The fix, which you’ll see experienced programmers use, is to collect the pieces in a list and join them once at the end, or use a dedicated string-builder, so you copy everything a single time instead of on every step.
Knowing why (immutability forces a fresh copy on every concatenation) is what lets you recognize and avoid the trap.
Why this matters in practice and in interviews
This isn’t abstract trivia.
Understanding the array’s layout lets you predict performance and explain your choices, which is exactly what interviews probe and what real engineering requires.
When you reach for a data structure, you’re implicitly choosing its tradeoffs.
If your code mostly reads elements by position, an array is perfect, that’s O(1) access.
If your code constantly inserts and deletes in the middle, an array may be the wrong choice, and a different structure like a linked list (which trades away fast indexing to get fast middle-insertion) might fit better.
The whole reason multiple data structures exist is that each makes a different tradeoff, and arrays make the specific bargain of fast access for slow middle-modification.
In an interview, being able to say “I’ll use an array here because I need fast random access, and I’m not inserting in the middle, so the O(n) insertion cost won’t bite us” demonstrates exactly the judgment being graded.
It shows you understand not just how to use the structure but why it behaves as it does, which is the difference between memorizing and understanding.
Frequently asked questions
Why do arrays start counting at zero?
Because the index is really an offset from the start.
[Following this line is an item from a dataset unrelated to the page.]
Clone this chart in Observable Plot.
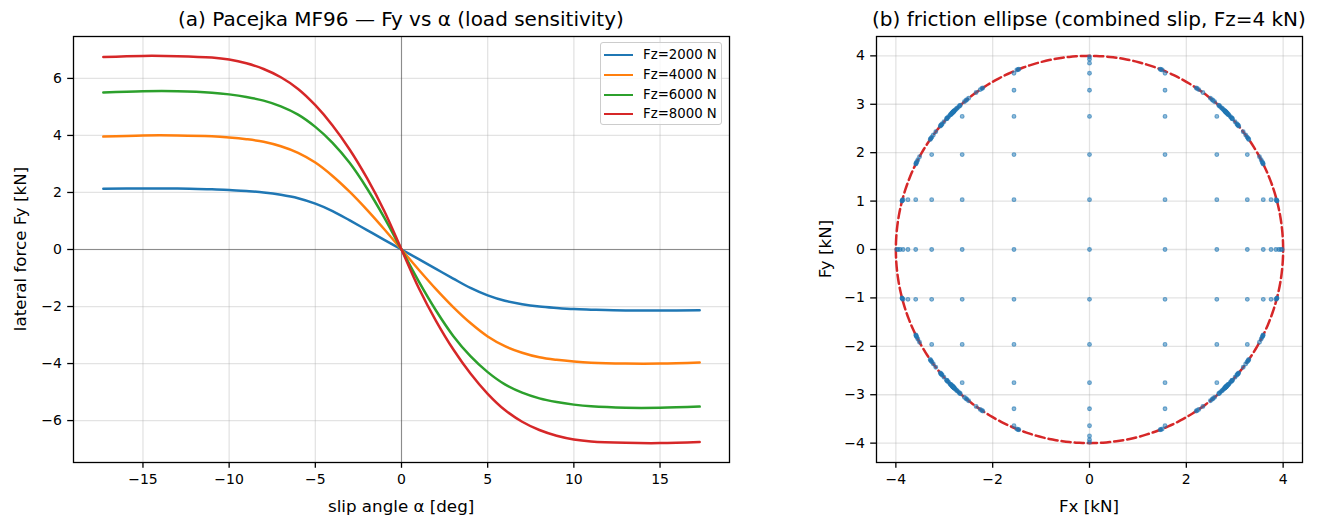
<!DOCTYPE html>
<html>
<head>
<meta charset="utf-8">
<script src="https://cdn.jsdelivr.net/npm/d3@7"></script>
<script src="https://cdn.jsdelivr.net/npm/@observablehq/plot@0.6"></script>
<style>
  html, body { margin: 0; padding: 0; background: #fff; }
  #fig { position: relative; width: 1318px; height: 528px; font-family: "DejaVu Sans", sans-serif; color: #000; overflow: hidden; }
  #fig svg { position: absolute; top: 0; }
  .lbl { position: absolute; white-space: nowrap; text-align: center; }
  .title { font-size: 20px; line-height: 24px; }
  .axlbl { font-size: 16.7px; line-height: 20px; }
  .legend { position: absolute; left: 600px; top: 42px; width: 122px; height: 83px; box-sizing: border-box;
            border: 1px solid #cccccc; border-radius: 3px; background: rgba(255,255,255,0.8); }
  .legend .row { position: absolute; left: 0; height: 20px; font-size: 13.3px; line-height: 20px; }
  .legend .sw { position: absolute; left: 3px; top: 9px; width: 29px; height: 2px; }
  .legend .tx { position: absolute; left: 42px; top: 0; white-space: nowrap; }
</style>
</head>
<body>
<div id="fig"></div>
<script>
// ---- (a) pure lateral slip, MF96 for four vertical loads ----
const alphaDeg = [-17.3, -15, -13, -11, -10, -9, -8, -7, -6, -5, -4, -3, -2, -1, 0,
                  1, 2, 3, 4, 5, 6, 7, 8, 9, 10, 11, 13, 15, 17.3];
const fy2000 = [2.13, 2.14, 2.14, 2.11, 2.09, 2.05, 2.00, 1.92, 1.80, 1.61, 1.35, 1.02, 0.68, 0.34, 0,
                -0.34, -0.68, -1.02, -1.35, -1.61, -1.80, -1.92, -2.00, -2.05, -2.09, -2.11, -2.14, -2.14, -2.13];
const fy4000 = [3.96, 4.00, 4.00, 3.97, 3.93, 3.87, 3.78, 3.62, 3.39, 3.05, 2.58, 2.02, 1.39, 0.71, 0,
                -0.71, -1.39, -2.02, -2.58, -3.05, -3.39, -3.62, -3.78, -3.87, -3.93, -3.97, -4.00, -4.00, -3.96];
const fy6000 = [5.51, 5.55, 5.55, 5.50, 5.44, 5.35, 5.22, 5.02, 4.73, 4.30, 3.74, 3.03, 2.14, 1.12, 0,
                -1.12, -2.14, -3.03, -3.74, -4.30, -4.73, -5.02, -5.22, -5.35, -5.44, -5.50, -5.55, -5.55, -5.51];
const fy8000 = [6.75, 6.79, 6.78, 6.73, 6.66, 6.53, 6.33, 6.04, 5.63, 5.06, 4.35, 3.50, 2.50, 1.35, 0,
                -1.35, -2.50, -3.50, -4.35, -5.06, -5.63, -6.04, -6.33, -6.53, -6.66, -6.73, -6.78, -6.79, -6.75];
const loadLabels = ["Fz=2000 N", "Fz=4000 N", "Fz=6000 N", "Fz=8000 N"];
const loadColors = ["#1f77b4", "#ff7f0e", "#2ca02c", "#d62728"];
const loadSeries = [fy2000, fy4000, fy6000, fy8000];
const xTicksA = [-15, -10, -5, 0, 5, 10, 15];
const yTicksA = [-6, -4, -2, 0, 2, 4, 6];

// ---- (b) combined slip at Fz = 4 kN ----
const fxLevels = [-3.98, -3.95, -3.91, -3.85, -3.75, -3.59, -3.26, -2.63, -1.56, 0,
                  1.56, 2.63, 3.26, 3.59, 3.75, 3.85, 3.91, 3.95, 3.98];
const fyLevels = [-3.98, -3.93, -3.85, -3.64, -3.29, -2.75, -1.96, -1.03, 0,
                  1.03, 1.96, 2.75, 3.29, 3.64, 3.85, 3.93, 3.98];
const muFz = 4; // friction limit, kN
const xTicksB = [-4, -2, 0, 2, 4];
const yTicksB = [-4, -3, -2, -1, 0, 1, 2, 3, 4];

const fmt = d3.format("d");
const font = "DejaVu Sans";
const gridStyle = {stroke: "#b0b0b0", strokeOpacity: 0.35, strokeWidth: 1.3};
const axisStyle = {tickSize: 5.8, tickPadding: 5.8, strokeWidth: 1.3, fontSize: 14, label: null, tickFormat: fmt};

const fig = document.getElementById("fig");

// panel (a)
const curveRows = loadSeries.map((s, k) => alphaDeg.map((a, i) => ({alpha: a, fy: s[i], k})));
const plotA = Plot.plot({
  width: 740, height: 528,
  marginLeft: 73, marginRight: 11, marginTop: 36, marginBottom: 66,
  style: {fontFamily: font, color: "#000", background: "transparent", overflow: "visible"},
  x: {domain: [-19.03, 19.03]},
  y: {domain: [-7.47, 7.47]},
  marks: [
    Plot.gridX(xTicksA, gridStyle),
    Plot.gridY(yTicksA, gridStyle),
    Plot.ruleY([0], {stroke: "#000", strokeOpacity: 0.38, strokeWidth: 1.1}),
    Plot.ruleX([0], {stroke: "#000", strokeOpacity: 0.38, strokeWidth: 1.1}),
    ...curveRows.map((rows, k) => Plot.line(rows, {
      x: "alpha", y: "fy", stroke: loadColors[k], strokeWidth: 2.5, curve: "catmull-rom"
    })),
    Plot.frame({stroke: "#000", strokeWidth: 1.3}),
    Plot.axisX(xTicksA, {...axisStyle, anchor: "bottom"}),
    Plot.axisY(yTicksA, {...axisStyle, anchor: "left"})
  ]
});
plotA.style.left = "0px";
fig.appendChild(plotA);

// panel (b): pure-slip grid, saturated combinations projected onto the friction circle
const combined = [];
for (const fx of fxLevels) {
  for (const fy of fyLevels) {
    const r = Math.hypot(fx, fy);
    const s = r > muFz ? muFz / r : 1;
    combined.push({fx: fx * s, fy: fy * s});
  }
}
const circle = d3.range(0, 361).map(t => ({
  fx: muFz * Math.cos(t * Math.PI / 180),
  fy: muFz * Math.sin(t * Math.PI / 180)
}));
const plotB = Plot.plot({
  width: 518, height: 528,
  marginLeft: 76, marginRight: 16, marginTop: 36, marginBottom: 66,
  style: {fontFamily: font, color: "#000", background: "transparent", overflow: "visible"},
  x: {domain: [-4.4, 4.4]},
  y: {domain: [-4.4, 4.4]},
  marks: [
    Plot.gridX(xTicksB, gridStyle),
    Plot.gridY(yTicksB, gridStyle),
    Plot.line(circle, {x: "fx", y: "fy", stroke: "#d62728", strokeWidth: 2.5, strokeDasharray: "9.2,4"}),
    Plot.dot(combined, {
      x: "fx", y: "fy", r: 1.9,
      fill: "#1f77b4", fillOpacity: 0.5,
      stroke: "#1f77b4", strokeOpacity: 0.6, strokeWidth: 1.1
    }),
    Plot.frame({stroke: "#000", strokeWidth: 1.3}),
    Plot.axisX(xTicksB, {...axisStyle, anchor: "bottom"}),
    Plot.axisY(yTicksB, {...axisStyle, anchor: "left"})
  ]
});
plotB.style.left = "800px";
fig.appendChild(plotB);

// titles, axis labels and legend
function label(text, cls, x, y, rotate) {
  const d = document.createElement("div");
  d.className = "lbl " + cls;
  d.textContent = text;
  fig.appendChild(d);
  const w = d.offsetWidth, h = d.offsetHeight;
  d.style.left = (x - w / 2) + "px";
  d.style.top = (y - h / 2) + "px";
  if (rotate) d.style.transform = "rotate(-90deg)";
}
label("(a) Pacejka MF96 \u2014 Fy vs \u03b1 (load sensitivity)", "title", 401, 19);
label("(b) friction ellipse (combined slip, Fz=4 kN)", "title", 1089, 19);
label("slip angle \u03b1 [deg]", "axlbl", 401, 506);
label("Fx [kN]", "axlbl", 1089, 506);
label("lateral force Fy [kN]", "axlbl", 20, 249, true);
label("Fy [kN]", "axlbl", 825, 249, true);

const legend = document.createElement("div");
legend.className = "legend";
loadLabels.forEach((t, k) => {
  const row = document.createElement("div");
  row.className = "row";
  row.style.top = Math.round(2 + k * 19.8) + "px";
  const sw = document.createElement("div");
  sw.className = "sw";
  sw.style.background = loadColors[k];
  const tx = document.createElement("div");
  tx.className = "tx";
  tx.textContent = t;
  row.appendChild(sw);
  row.appendChild(tx);
  legend.appendChild(row);
});
fig.appendChild(legend);
</script>
</body>
</html>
Element 0 is “zero steps from the beginning,” element 3 is “three element-widths from the beginning.” Zero-based indexing makes the address calculation clean, the first element is exactly at the starting address.
Is accessing the last element slower than the first?
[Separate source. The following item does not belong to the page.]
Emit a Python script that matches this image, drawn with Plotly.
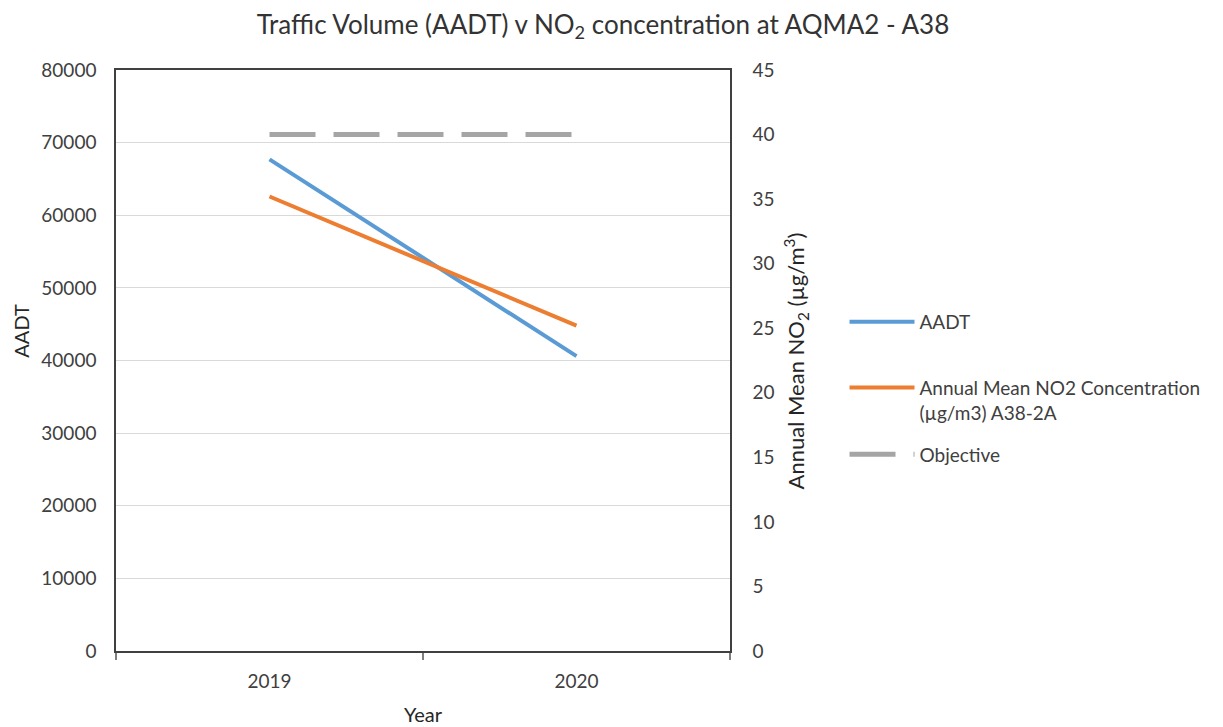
import plotly.graph_objects as go

years = ["2019", "2020"]
aadt = [67700, 40600]
no2 = [35.2, 25.2]
objective = [40, 40]

left_ticks = [0, 10000, 20000, 30000, 40000, 50000, 60000, 70000, 80000]
left_labels = ["0", "10000", "20000", "30000", "40000", "50000", "60000", "70000", "80000"]
right_ticks = [0, 5, 10, 15, 20, 25, 30, 35, 40, 45]

FONT = "Lato"
TXT = "#404040"
TS = 19

fig = go.Figure()
fig.add_trace(go.Scatter(x=years, y=aadt, mode="lines", name="AADT", showlegend=True,
                         line=dict(color="#5B9BD5", width=4), yaxis="y", legend="legend"))
fig.add_trace(go.Scatter(x=years, y=no2, mode="lines", showlegend=True,
                         name="Annual Mean NO2 Concentration<br>(µg/m3) A38-2A",
                         line=dict(color="#ED7D31", width=4), yaxis="y2", legend="legend2"))
fig.add_trace(go.Scatter(x=years, y=objective, mode="lines", name="Objective", showlegend=True,
                         line=dict(color="#A5A5A5", width=5, dash="46px,18px"), yaxis="y2", legend="legend3"))

legend_common = dict(font=dict(family=FONT, size=TS, color=TXT), bgcolor="rgba(0,0,0,0)",
                     xanchor="left", yanchor="top", itemwidth=65, valign="top")

fig.update_layout(
    width=1223, height=727,
    showlegend=True,
    margin=dict(l=116, r=493, t=70, b=76),
    paper_bgcolor="white", plot_bgcolor="white",
    font=dict(family=FONT, size=TS, color=TXT),
    title=dict(text="Traffic Volume (AADT) v NO<sub>2</sub> concentration at AQMA2 - A38",
               x=0.493, xanchor="center", y=0.966, yanchor="middle",
               font=dict(family=FONT, size=26, color="#333333")),
    xaxis=dict(type="category", range=[-0.5, 1.5], tickson="boundaries",
               ticks="outside", ticklen=7, tickcolor="#7f7f7f", tickwidth=1.5,
               showline=True, linecolor="#404040", linewidth=1.5, mirror=True,
               showgrid=False, ticklabelstandoff=12,
               tickfont=dict(family=FONT, size=TS, color=TXT)),
    yaxis=dict(range=[0, 80000], tickvals=left_ticks, ticktext=left_labels, ticks="",
               showline=True, linecolor="#404040", linewidth=1.5,
               showgrid=True, gridcolor="#D9D9D9", gridwidth=1, zeroline=False,
               ticklabelstandoff=14,
               tickfont=dict(family=FONT, size=TS, color=TXT)),
    yaxis2=dict(range=[0, 45], tickvals=right_ticks, overlaying="y", side="right",
                showline=True, linecolor="#404040", linewidth=1.5,
                showgrid=False, zeroline=False, ticklabelstandoff=17,
                tickfont=dict(family=FONT, size=TS, color=TXT)),
    legend=dict(x=1.1865, y=0.599, **legend_common),
    legend2=dict(x=1.1865, y=0.486, **legend_common),
    legend3=dict(x=1.1865, y=0.371, **legend_common),
    annotations=[
        dict(text="AADT", xref="paper", yref="paper", x=-0.155, y=0.551, textangle=-90,
             showarrow=False, xanchor="center", yanchor="middle",
             font=dict(family=FONT, size=20, color="#262626")),
        dict(text="Annual Mean NO<sub>2</sub> (µg/m<sup>3</sup>)", xref="paper", yref="paper",
             x=1.108, y=0.499, textangle=-90, showarrow=False, xanchor="center", yanchor="middle",
             font=dict(family=FONT, size=22, color="#262626")),
        dict(text="Year", xref="paper", yref="paper", x=0.5, y=-0.108,
             showarrow=False, xanchor="center", yanchor="middle",
             font=dict(family=FONT, size=20, color="#262626")),
    ],
)

fig.write_html("out.html")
No. Both are O(1), because the computer computes the address directly in either case. It never walks through the array, so position is irrelevant to access speed.
Why is searching O(n) if access is O(1)?
Access is fast only when you know the position. Searching means you don’t know the position and have to check elements one by one until you find the value, which in the worst case means looking at all n of them.
What’s the difference between an array and a list?
Terminology varies by language. A raw array often has a fixed size; a “list” (like Python’s list) is usually a dynamic array that grows automatically. Underneath, the dynamic version is still a contiguous array that occasionally resizes itself. The core behavior, fast indexing, slow middle-insertion, is the same.
Why are strings immutable in some languages?
Immutability enables optimizations and avoids whole categories of bugs (a string you pass to a function can’t be secretly altered). The tradeoff is that “modifying” a string actually creates a new one, which is why repeated concatenation in a loop can be slow.
When should I NOT use an array?
When your main operation is inserting or deleting in the middle frequently, since that’s O(n) each time. If that’s your workload, look at structures designed for it, like linked lists or other specialized collections.
The bottom line
An array is a contiguous block of memory, all elements packed side by side, and that single fact explains everything about it.
Because the elements are contiguous and uniformly sized, the computer can compute any element’s address directly, making access by index O(1), instant, regardless of position or size. But that same contiguous layout means inserting or deleting in the middle forces every later element to shift, making those operations O(n).
Strings are arrays of characters that follow the same rules, with the twist that they’re often immutable, so “changing” one really makes a new copy.
Understanding this one layout, and the tradeoff it creates, turns a lot of programming from arbitrary rules into predictable consequences.
The next time an operation is surprisingly fast or slow, your first question should be “what does this look like in memory?”, and for arrays, you now know the answer.